Seeing as Sørensen and Magnussen are the only Danes, and that Vandoorn and him are both enrolled on McLaren’s Young Driver Programme, it is easy to imagine that a certain rivalry might exist between Magnussen and the two, but according to him racing is about focusing on yourself and forgetting about your competitors.
“I get asked all the time about whether or not there is a rivalry between me and Marco, but I just think he is a fantastic driver and I’m always happy when he does well,” he said. “The same goes for Vandoorn. In my mind it doesn’t matter who you are or where you come from – we are all just trying to drive the best race we can.”

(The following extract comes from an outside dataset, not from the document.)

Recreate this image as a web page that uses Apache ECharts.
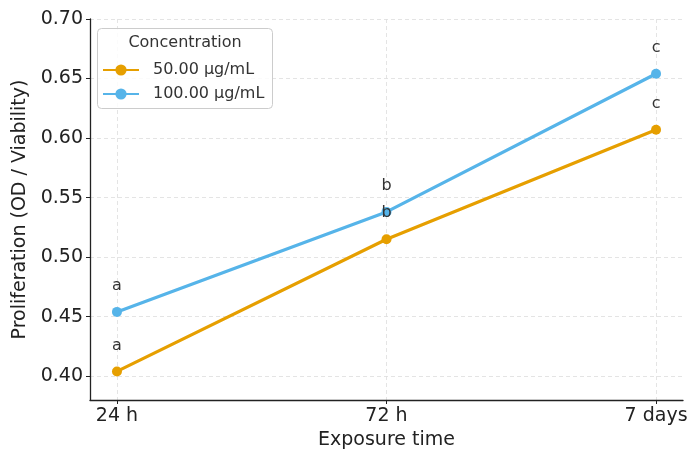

It is easy to get the sense that Magnussen’s success is based on his professional mentality and his ability to block out any thought of how other drivers are performing and just focus on his own goals.
“It is very important to set yourself goals, not just as a driver, but also in life. There are short-term goals, like for this weekend or this month, and then there are ultimate long-term goals, such as winning Formula One.”
His father’s son
The senior Magnussen, Jan, enjoyed a short stint in Formula One, racing in 25 Grand Prixs. Even though he only managed one point, in the 1997 Canadian GP, he is to date the most successful Danish Formula One driver in history.
Growing up surrounded by fast cars in a household with a professional racer undoubtedly had an influence on the younger Magnussen.
“I feel that my father has had more of an indirect influence over my career than a direct one,” he revealed. “I think being my father’s son has opened up opportunities, which I otherwise might not have had. It has definitely made people notice me more.”
It often seems to be the case with children of professional athletes that there is an extra pressure to live up to the family name and success, but Magnussen says that he in no way feels pressure to compete with his father’s record and the family legacy.
“My father had his own career. I have my own, and my goals and ambitions are very different from his. He only managed to bag one point in Formula One, and while it is quite remarkable to reach that stage, my ambition is to be a Formula One champion.”
McLaren the mentor
In 2010, at the age of just 18, Magnussen joined McLaren’s Young Driver Programme, an elite driving programme that has seen racers such as Lewis Hamilton pass through its ranks. Magnussen claims that the programme has been a big factor in his development as a racer.
“It has provided me with a lot of knowledge and experience,” Magnussen explains. “The programme has helped me gain a better understanding about the physical aspect of racing, as well as the technical side that deals with the cars.”
And should he make the massive jump into F1, he will need all the tools available to succeed. But doubt does not seem to be a term Magnussen is familiar with.
“I feel like I am definitely ready to move to Formula One already next season.”
And according to Magnussen, the interest is not just a one-sided pipedream and the move is already in the pipelines.
“McLaren are very supportive of my career and there has been talk of me making the jump.”